Pancreatic ductal adenocarcinoma (the disease commonly referred to as pancreatic cancer) carries the worst prognosis of any cancer. As current treatments offer minimal benefit, entirely new approaches are needed. Given the success of local therapies, as opposed to intravenous systemic therapies, for liver diseases (such as hepatocellular carcinoma), it is thought that similar local therapies may benefit patients with pancreatic cancer. To develop such therapies, it would be useful to devise targets that are easy to obtain and can indicate the efficacy of these new therapies in models of pancreatic cancer.
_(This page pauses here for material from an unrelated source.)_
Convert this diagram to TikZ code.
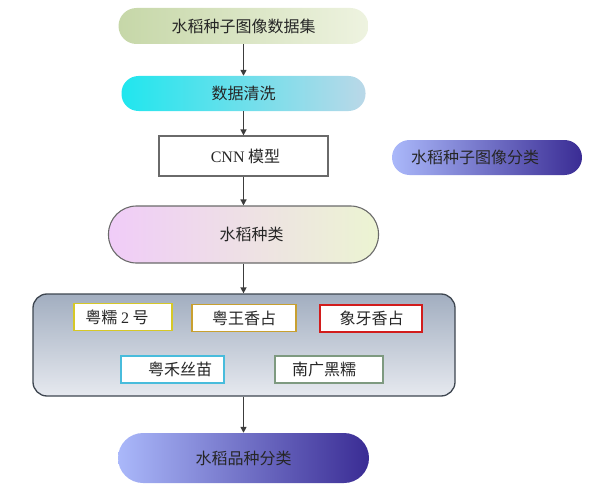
\documentclass[tikz,border=0pt]{standalone}
\usepackage{fontspec}
\setmainfont{Liberation Serif}
\newfontfamily\cjk{Noto Sans CJK SC}
\usetikzlibrary{arrows.meta}
\definecolor{arrowgray}{HTML}{3C3C3C}
\definecolor{gA}{HTML}{C6D7A8}
\definecolor{gB}{HTML}{EEF3E0}
\definecolor{cA}{HTML}{20E6EE}
\definecolor{cB}{HTML}{BAD8E8}
\definecolor{pA}{HTML}{F0CCF8}
\definecolor{pB}{HTML}{ECF4D2}
\definecolor{bA}{HTML}{AAB8FA}
\definecolor{bB}{HTML}{3A2C94}
\definecolor{kTop}{HTML}{A2AEC0}
\definecolor{kBot}{HTML}{E6E9EF}
\definecolor{kBorder}{HTML}{3E4650}
\definecolor{boxgray}{HTML}{6A6A6A}
\definecolor{yel}{HTML}{D6C828}
\definecolor{gold}{HTML}{C8A030}
\definecolor{redb}{HTML}{D21C1C}
\definecolor{cyanb}{HTML}{48BCDC}
\definecolor{greenb}{HTML}{7E9A80}
\tikzset{
  every node/.style={font=\fontsize{16}{18}\selectfont\cjk, text=black!85},
  pill/.style={rectangle, rounded corners=#1, inner sep=0pt},
  arr/.style={-{Triangle[length=6pt,width=6pt]}, draw=arrowgray, line width=1.6pt},
  var/.style={rectangle, fill=white, line width=1.8pt, minimum height=27pt, inner sep=0pt},
}
\begin{document}
\begin{tikzpicture}[x=1pt,y=-1pt]
\useasboundingbox (0,0) rectangle (600,495);
% top pill
\node[pill=18pt, left color=gA, right color=gB, minimum width=250pt, minimum height=36pt] (d1) at (243.5,26) {水稻种子图像数据集};
\node[pill=17pt, left color=cA, right color=cB, minimum width=244pt, minimum height=35pt] (d2) at (243.5,93.5) {数据清洗};
\node[rectangle, fill=white, draw=boxgray, line width=1.2pt, minimum width=169pt, minimum height=40pt, inner sep=0pt] (d3) at (243.5,156) {\hspace*{4pt}{\rmfamily CNN} 模型};
\node[pill=28pt, left color=pA, right color=pB, draw=boxgray, line width=1.1pt, minimum width=270pt, minimum height=57pt] (d4) at (243.5,234.5) {\hspace*{16pt}水稻种类};
% container
\node[pill=14pt, top color=kTop, bottom color=kBot, draw=kBorder, line width=1.3pt, minimum width=422pt, minimum height=102pt] (box) at (244,345) {};
\node[var, draw=yel, minimum width=98pt] (v1) at (123,317) {粤糯 {\rmfamily 2} 号\hspace*{12pt}};
\node[var, draw=gold, minimum width=104pt] (v2) at (244,318) {粤王香占};
\node[var, draw=redb, minimum width=102pt] (v3) at (371,318.5) {\hspace*{1pt}象牙香占};
\node[var, draw=cyanb, minimum width=103pt] (v4) at (172.5,369.5) {\hspace*{15pt}粤禾丝苗};
\node[var, draw=greenb, minimum width=108pt] (v5) at (329,369.5) {南广黑糯\hspace*{10pt}};
% bottom pill
\node[pill=25pt, left color=bA, right color=bB, minimum width=251pt, minimum height=50pt] (d5) at (243.5,458) {水稻品种分类};
% right pill
\node[pill=17.5pt, left color=bA, right color=bB, minimum width=190pt, minimum height=35pt] (side) at (487,157.5) {水稻种子图像分类\hspace*{24pt}};
% arrows
\draw[arr] (d1) -- (d2);
\draw[arr] (d2) -- (d3);
\draw[arr] (d3) -- (d4);
\draw[arr] (d4) -- (d4 |- box.north);
\draw[arr] (d5 |- box.south) -- (d5);
\end{tikzpicture}
\end{document}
This research, led by Dr Robert Lewandowski and colleagues at Northwestern University's Feinberg School of Medicine and recently published on July 14, 2010 in the World Journal of Gastroenterology, addresses this need. Using a rabbit model of pancreatic cancer that allows for arterial catheterisation, the authors aimed to test the hypotheses that advanced functional magnetic resonance imaging (MRI) could be used to assess regional differences in tumour function in this model. It was found that the two types of functional MRI studied (diffusion-weighted MRI and transcatheter intraarterial perfusion MRI) could be used to differentiate living tumour cells from dead tumour cells and thus can be used to assess tumour viability.
Numerous models of pancreatic cancer currently exist, but this research is the first to assess functional MRI in the VX2 rabbit model of pancreatic cancer studied in this work. Using these findings, it may be possible in the future to assess therapeutic efficacy in this animal model using functional MRI as opposed to more invasive techniques such as biopsy or necropsy.